Hamilton tracks down Sainz in the late stages
Photo by: Charles Coates / Motorsport Images
He took eight more before doing likewise to Carlos Sainz Jr to take fourth, then engaged in a thrilling chase with Leclerc and Norris in the closing stages. When Leclerc lost the DRS gap to Norris at the start of lap 55, Hamilton pounced to bounce the Ferrari from a shock home podium.
Norris then looked to be doing just enough to resist Hamilton, positioning his car perfectly into Tamburello each time – despite vibrations stemming from his kneepad hitting his clutch paddle. But on lap 60, Hamilton finally had enough momentum to pull alongside and recover the place he had thrown away 29 tours earlier.
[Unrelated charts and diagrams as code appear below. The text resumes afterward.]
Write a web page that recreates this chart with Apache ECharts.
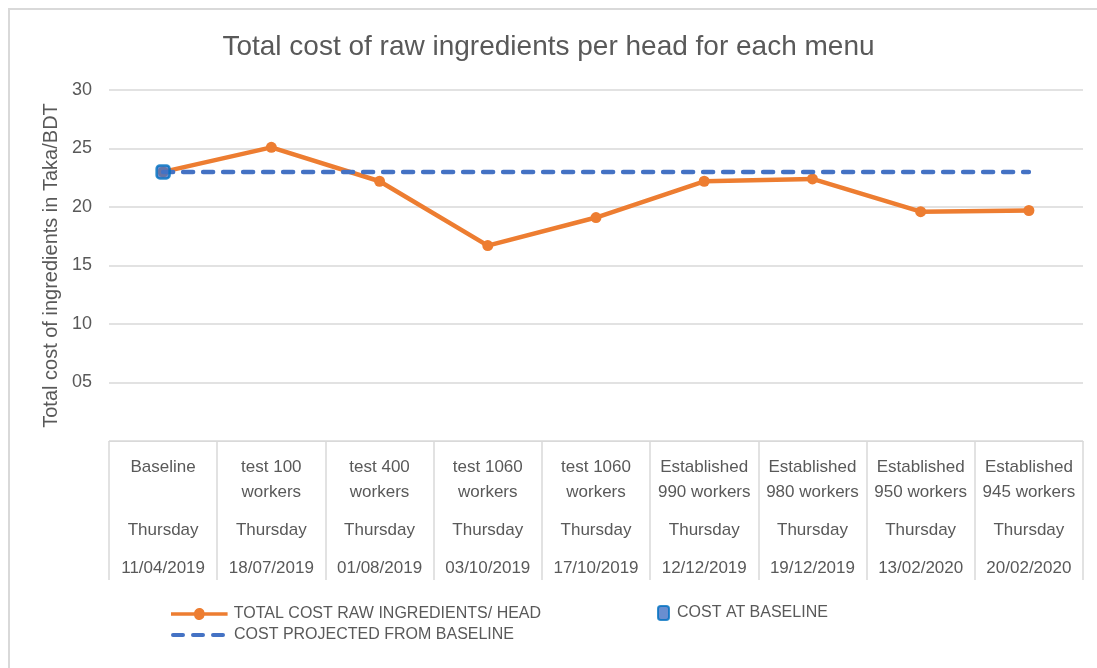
<!DOCTYPE html>
<html>
<head>
<meta charset="utf-8">
<script src="https://cdn.jsdelivr.net/npm/echarts@6/dist/echarts.min.js"></script>
<style>html,body{margin:0;padding:0;background:#fff}#c{width:1097px;height:668px}</style>
</head>
<body>
<div id="c"></div>
<script>
const menuLine1 = ['Baseline','test 100','test 400','test 1060','test 1060','Established','Established','Established','Established'];
const menuLine2 = ['','workers','workers','workers','workers','990 workers','980 workers','950 workers','945 workers'];
const weekdays = ['Thursday','Thursday','Thursday','Thursday','Thursday','Thursday','Thursday','Thursday','Thursday'];
const dates = ['11/04/2019','18/07/2019','01/08/2019','03/10/2019','17/10/2019','12/12/2019','19/12/2019','13/02/2020','20/02/2020'];
const totalCost = [23.0, 25.1, 22.2, 16.7, 19.1, 22.2, 22.4, 19.6, 19.7];
const costAtBaseline = [23.0];
const projectedCost = [23.0, 23.0, 23.0, 23.0, 23.0, 23.0, 23.0, 23.0, 23.0];
const yTicks = {0:'', 5:'05', 10:'10', 15:'15', 20:'20', 25:'25', 30:'30'};

const FONT = "'Liberation Sans', Arial, sans-serif";
const GREY = '#595959';
const chart = echarts.init(document.getElementById('c'), null, {renderer:'canvas'});
const S1 = 'TOTAL COST RAW INGREDIENTS/ HEAD';
const S2 = 'COST AT BASELINE';
const S3 = 'COST PROJECTED FROM BASELINE';

const ICON_LINE_DOT = 'path://M0,4.2h24.1a5.5,5.5 0 0,1 10.8,0h24.1v3.6h-24.1a5.5,5.5 0 0,1 -10.8,0h-24.1z';
const ICON_DASHES = 'path://M2,0h10a2,2 0 0,1 0,4h-10a2,2 0 0,1 0,-4z M22,0h10a2,2 0 0,1 0,4h-10a2,2 0 0,1 0,-4z M42,0h10a2,2 0 0,1 0,4h-10a2,2 0 0,1 0,-4z';

chart.setOption({
  animation: false,
  backgroundColor: '#fff',
  textStyle: {fontFamily: FONT},
  graphic: [{
    type: 'rect', z: -10, silent: true,
    shape: {x: 9, y: 9, width: 2000, height: 2000},
    style: {fill: 'none', stroke: '#d9d9d9', lineWidth: 2}
  }],
  title: {
    text: 'Total cost of raw ingredients per head for each menu',
    left: 'center', top: 28,
    textStyle: {fontFamily: FONT, fontSize: 28, fontWeight: 'normal', color: GREY}
  },
  legend: [
    {data: [{name: S1, icon: ICON_LINE_DOT}], left: 171, top: 606, padding: 0,
     itemWidth: 59, itemHeight: 12, itemGap: 5,
     textStyle: {fontFamily: FONT, fontSize: 16, color: GREY}},
    {data: [{name: S2, icon: 'roundRect'}], left: 657, top: 605, padding: 0,
     itemWidth: 11, itemHeight: 14,
     textStyle: {fontFamily: FONT, fontSize: 16, color: GREY, padding: [0,0,0,3]}},
    {data: [{name: S3, icon: ICON_DASHES}], left: 171, top: 627, padding: 0,
     itemWidth: 56, itemHeight: 4,
     textStyle: {fontFamily: FONT, fontSize: 16, color: GREY, padding: [0,0,0,3]}}
  ],
  grid: {left: 109, right: 14, top: 90, bottom: 227, containLabel: false},
  xAxis: {
    type: 'category',
    boundaryGap: true,
    data: dates.map((d, i) => String(i)),
    axisLine: {show: true, lineStyle: {color: '#d9d9d9', width: 1}},
    axisTick: {show: true, interval: 0, length: 139, lineStyle: {color: '#d9d9d9', width: 1.5}},
    axisLabel: {
      interval: 0, margin: 14, color: GREY,
      formatter: function (v, i) {
        const l2 = menuLine2[i] === '' ? ' ' : menuLine2[i];
        return '{a|' + menuLine1[i] + '}\n{a|' + l2 + '}\n{b|' + weekdays[i] + '}\n{a|' + dates[i] + '}';
      },
      rich: {
        a: {fontFamily: FONT, fontSize: 17, lineHeight: 25, color: GREY},
        b: {fontFamily: FONT, fontSize: 17, lineHeight: 51, color: GREY}
      }
    },
    splitLine: {show: false}
  },
  yAxis: {
    type: 'value', min: 0, max: 30, interval: 5,
    name: 'Total cost of ingredients in Taka/BDT',
    nameLocation: 'middle', nameGap: 44,
    nameTextStyle: {fontFamily: FONT, fontSize: 20, color: GREY},
    axisLine: {show: false}, axisTick: {show: false},
    axisLabel: {margin: 17, fontFamily: FONT, fontSize: 18, color: GREY,
      formatter: v => (v in yTicks ? yTicks[v] : String(v))},
    splitLine: {show: true, lineStyle: {color: '#d9d9d9', width: 1.5}}
  },
  series: [
    {
      name: S1, type: 'line', data: totalCost, z: 2,
      symbol: 'circle', symbolSize: 11, showSymbol: true,
      lineStyle: {color: '#ED7D31', width: 4.5},
      itemStyle: {color: '#ED7D31'}
    },
    {
      name: S3, type: 'line', data: projectedCost, z: 3,
      symbol: 'none', showSymbol: false,
      lineStyle: {color: '#4472C4', width: 4.5, type: [10, 10], cap: 'round'},
      itemStyle: {color: '#4472C4'}
    },
    {
      name: S2, type: 'scatter', data: costAtBaseline, z: 4,
      symbol: 'roundRect', symbolSize: 13,
      itemStyle: {color: '#4472C4', borderColor: '#0070C0', borderWidth: 2.5}
    }
  ]
});
</script>
</body>
</html>
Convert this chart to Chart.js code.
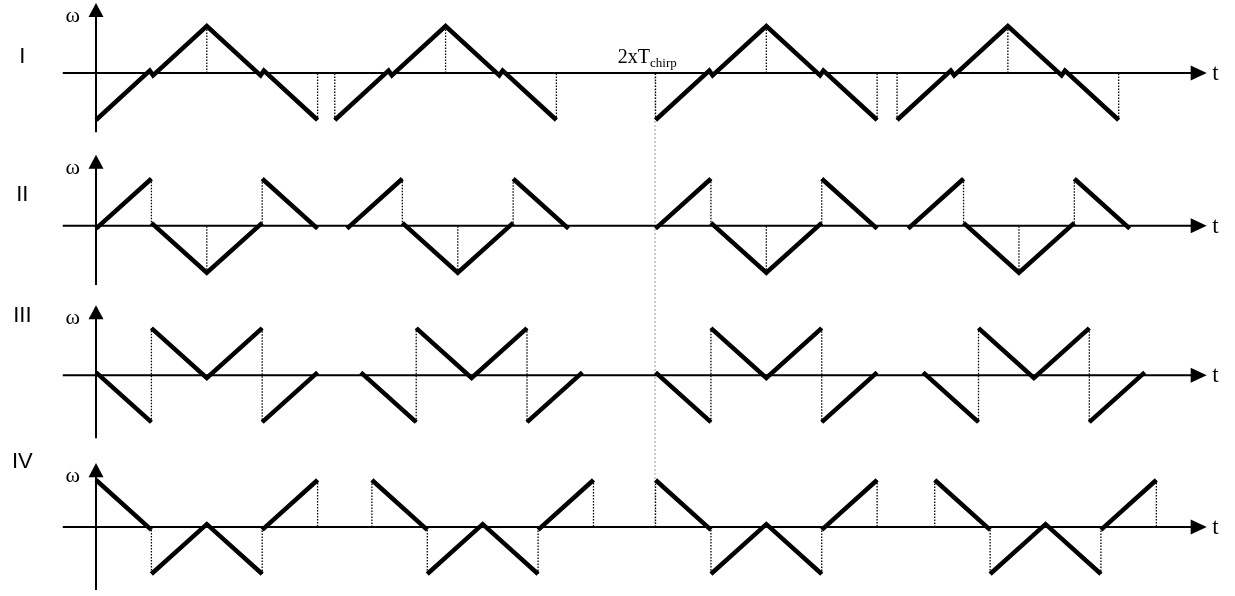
<!DOCTYPE html>
<html>
<head>
<meta charset="utf-8">
<script src="https://cdn.jsdelivr.net/npm/chart.js@4.4.1/dist/chart.umd.min.js"></script>
<style>
html, body { margin: 0; padding: 0; background: #fff; }
#wrap { width: 1235px; height: 596px; }
</style>
</head>
<body>
<div id="wrap"><canvas id="chirpChart"></canvas></div>
<script>
// rows of the diagram, top to bottom
var rowNames = ['I', 'II', 'III', 'IV'];
// omega value where each row's time axis sits (all rows share one omega scale)
var rowZero = [0, -3.25, -6.43, -9.66];

// start time of the four chirp groups in each row (time unit = one ramp)
var groupStarts = [
    [0, 4.31, 10.1, 14.46],
    [0, 4.53, 10.1, 14.66],
    [0, 4.78, 10.1, 14.93],
    [0, 4.98, 10.1, 15.14]
];

// solid ramps of one group, [t, omega] pieces
var rampsI = [[[0, -1], [0.97, 0.05], [1.03, -0.05], [2, 1], [2.97, -0.05], [3.03, 0.05], [4, -1]]];
var rampsII = [[[0, -0.06], [1, 1]], [[1, 0.06], [2, -1], [3, 0.06]], [[3, 1], [4, -0.06]]];
var rampsIII = [[[0, 0.06], [1, -1]], [[1, 1], [2, -0.06], [3, 1]], [[3, -1], [4, 0.06]]];
var rampsIV = [[[0, 1], [1, -0.06]], [[1, -1], [2, 0.06], [3, -1]], [[3, -0.06], [4, 1]]];

// dotted drop lines of one group: [t, omega from, omega to]
var dropsI = [[0, -1, 0], [2, 0, 1], [4, -1, 0]];
var dropsII = [[1, 1, 0], [2, -1, 0], [3, 0, 1]];
var dropsIII = [[1, -1, 1], [3, 1, -1]];
var dropsIV = [[0, 0, 1], [1, 0, -1], [3, -1, 0], [4, 1, 0]];

// the 2 x T_chirp marker
var markerT = 10.09;

var rowRamps = [rampsI, rampsII, rampsIII, rampsIV];
var rowDrops = [dropsI, dropsII, dropsIII, dropsIV];

// axis extents (omega units around each row zero)
var axisTop = [1.49, 1.51, 1.49, 1.36];
var axisBottom = [-1.26, -1.26, -1.34, -1.34];
var labelLift = [0.34, 0.66, 1.26, 1.38];

function gap(list) {
    if (list.length) list.push({ x: list[list.length - 1].x, y: null });
}

var datasets = [];
rowNames.forEach(function(name, r) {
    var z = rowZero[r];
    var solid = [], dots = [], axes = [];
    groupStarts[r].forEach(function(t0) {
        rowRamps[r].forEach(function(piece) {
            piece.forEach(function(p) { solid.push({ x: t0 + p[0], y: z + p[1] }); });
            gap(solid);
        });
        rowDrops[r].forEach(function(d) {
            dots.push({ x: t0 + d[0], y: z + d[1] });
            dots.push({ x: t0 + d[0], y: z + d[2] });
            gap(dots);
        });
    });
    axes.push({ x: -0.6, y: z }, { x: 19.8, y: z });
    gap(axes);
    axes.push({ x: 0, y: z + axisBottom[r] }, { x: 0, y: z + axisTop[r] - 0.25 });

    datasets.push({
        label: 'axes ' + name, data: axes, showLine: true, pointRadius: 0,
        borderColor: '#000', borderWidth: 2, spanGaps: false
    });
    datasets.push({
        label: 'drops ' + name, data: dots, showLine: true, pointRadius: 0,
        borderColor: '#000', borderWidth: 1.3, borderDash: [1.5, 1.5], spanGaps: false
    });
    datasets.push({
        label: 'chirp ' + name, data: solid, showLine: true, pointRadius: 0,
        borderColor: '#000', borderWidth: 4.5, borderJoinStyle: 'miter',
        borderCapStyle: 'butt', spanGaps: false
    });
});

datasets.push({
    label: 'marker', data: [{ x: markerT, y: rowZero[0] }, { x: markerT, y: rowZero[3] }],
    showLine: true, pointRadius: 0, borderColor: '#9a9a9a', borderWidth: 1, borderDash: [2, 2]
});

var decorations = {
    id: 'decorations',
    afterDatasetsDraw: function(chart) {
        var ctx = chart.ctx, xs = chart.scales.x, ys = chart.scales.y;
        ctx.save();
        ctx.fillStyle = '#000';
        rowNames.forEach(function(name, r) {
            var z = rowZero[r];
            var y0 = ys.getPixelForValue(z);
            // arrow on time axis
            var tipX = xs.getPixelForValue(20.05), baseX = xs.getPixelForValue(19.76);
            ctx.beginPath();
            ctx.moveTo(tipX, y0);
            ctx.lineTo(baseX, y0 - 7.5);
            ctx.lineTo(baseX, y0 + 7.5);
            ctx.closePath();
            ctx.fill();
            // arrow on omega axis
            var x0 = xs.getPixelForValue(0);
            var tipY = ys.getPixelForValue(z + axisTop[r]);
            var baseY = ys.getPixelForValue(z + axisTop[r] - 0.3);
            ctx.beginPath();
            ctx.moveTo(x0, tipY);
            ctx.lineTo(x0 - 7.5, baseY);
            ctx.lineTo(x0 + 7.5, baseY);
            ctx.closePath();
            ctx.fill();

            ctx.textBaseline = 'middle';
            ctx.font = '22px "Liberation Serif"';
            ctx.textAlign = 'center';
            ctx.fillText('\u03c9', xs.getPixelForValue(-0.42), tipY + 13);
            ctx.textAlign = 'left';
            ctx.font = '23px "Liberation Serif"';
            ctx.fillText('t', xs.getPixelForValue(20.15), y0 + 1);

            ctx.textAlign = 'center';
            ctx.font = '22px "Liberation Sans"';
            ctx.fillText(name, xs.getPixelForValue(-1.33), ys.getPixelForValue(z + labelLift[r]));
        });
        // 2 x T_chirp label
        var lx = xs.getPixelForValue(9.42), ly = ys.getPixelForValue(rowZero[0] + 0.21);
        ctx.textAlign = 'left';
        ctx.textBaseline = 'alphabetic';
        ctx.font = '20px "Liberation Serif"';
        ctx.fillText('2xT', lx, ly);
        var w = ctx.measureText('2xT').width;
        ctx.font = '13px "Liberation Serif"';
        ctx.fillText('chirp', lx + w, ly + 4);
        ctx.restore();
    }
};

new Chart(document.getElementById('chirpChart').getContext('2d'), {
    type: 'scatter',
    data: { datasets: datasets },
    options: {
        responsive: true,
        maintainAspectRatio: false,
        animation: false,
        layout: { padding: 0 },
        plugins: { legend: { display: false }, tooltip: { enabled: false } },
        scales: {
            x: { type: 'linear', display: false, min: -1.733, max: 20.56 },
            y: { type: 'linear', display: false, min: -11.128, max: 1.553 }
        }
    },
    plugins: [decorations]
});
</script>
</body>
</html>
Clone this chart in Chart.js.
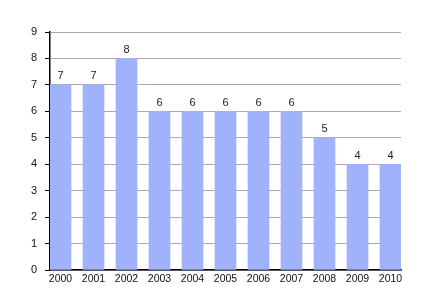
<!DOCTYPE html>
<html>
<head>
<meta charset="utf-8">
<script src="https://cdn.jsdelivr.net/npm/chart.js@4"></script>
<style>
  html, body { margin: 0; padding: 0; background: #fff; }
  #wrap { width: 430px; height: 300px; }
</style>
</head>
<body>
<div id="wrap"><canvas id="chart" width="430" height="300"></canvas></div>
<script>
const years = ["2000", "2001", "2002", "2003", "2004", "2005", "2006", "2007", "2008", "2009", "2010"];
const values = [7, 7, 8, 6, 6, 6, 6, 6, 5, 4, 4];

// numbers above each bar
const barLabels = {
  id: "barLabels",
  afterDatasetsDraw(chart) {
    const ctx = chart.ctx;
    ctx.save();
    ctx.font = "11px 'Liberation Sans', Arial, sans-serif";
    ctx.fillStyle = "#222";
    ctx.textAlign = "center";
    ctx.textBaseline = "bottom";
    chart.getDatasetMeta(0).data.forEach((bar, i) => {
      ctx.fillText(values[i], bar.x, bar.y - 3);
    });
    ctx.restore();
  }
};

new Chart(document.getElementById("chart"), {
  type: "bar",
  data: {
    datasets: [{
      data: values.map((v, i) => ({ x: i, y: v })),
      backgroundColor: "#a0b2fb",
      borderWidth: 0,
      barThickness: 21
    }]
  },
  options: {
    responsive: false,
    animation: false,
    events: [],
    layout: { padding: { left: 0, top: 32, right: 29, bottom: 0 } },
    plugins: { legend: { display: false }, tooltip: { enabled: false } },
    scales: {
      x: {
        type: "linear",
        offset: false,
        min: -0.318,
        max: 10.318,
        afterBuildTicks: (s) => { s.ticks = years.map((_, i) => ({ value: i })); },
        afterFit: (s) => { s.height = 30; },
        grid: { display: false, drawTicks: false, tickLength: 0 },
        border: { display: true, color: "#000", width: 1.5 },
        ticks: {
          callback: (v) => years[v],
          color: "#111",
          padding: 3,
          maxRotation: 0,
          autoSkip: false,
          font: { family: "'Liberation Sans', Arial, sans-serif", size: 10.5 }
        }
      },
      y: {
        min: 0,
        max: 9,
        afterFit: (s) => { s.width = 50; },
        grid: { color: "#aaa", lineWidth: 1, tickColor: "#000", tickLength: 5 },
        border: { display: true, color: "#000", width: 1.5 },
        ticks: {
          stepSize: 1,
          color: "#111",
          padding: 8,
          font: { family: "'Liberation Sans', Arial, sans-serif", size: 11 }
        }
      }
    }
  },
  plugins: [barLabels]
});
</script>
</body>
</html>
The Briton gained so much time with DRS on that lap that he used it to set the race’s fastest lap by 0.8s over Verstappen’s solo effort up front.
The aftermath
In the end, both Verstappen and Hamilton had cause to be mightily relieved and very pleased with their Imola efforts. If the 2021 season is to be the thriller F1 hopes it will, then last Sunday made it 2/2 for the championship’s leading drivers going wheel-to-wheel.
This time, Verstappen nailed his main chance to beat Hamilton, but both drivers made errors in the tough conditions – the latter’s simply far larger. But it would only have taken one of their respective mistakes going ever so slightly differently for the tale of the 2021 Emilia Romagna GP to have ended in another way.
It was, though, a story of three saves, from two heroes. Drama throughout, that left the audience very much wanting more.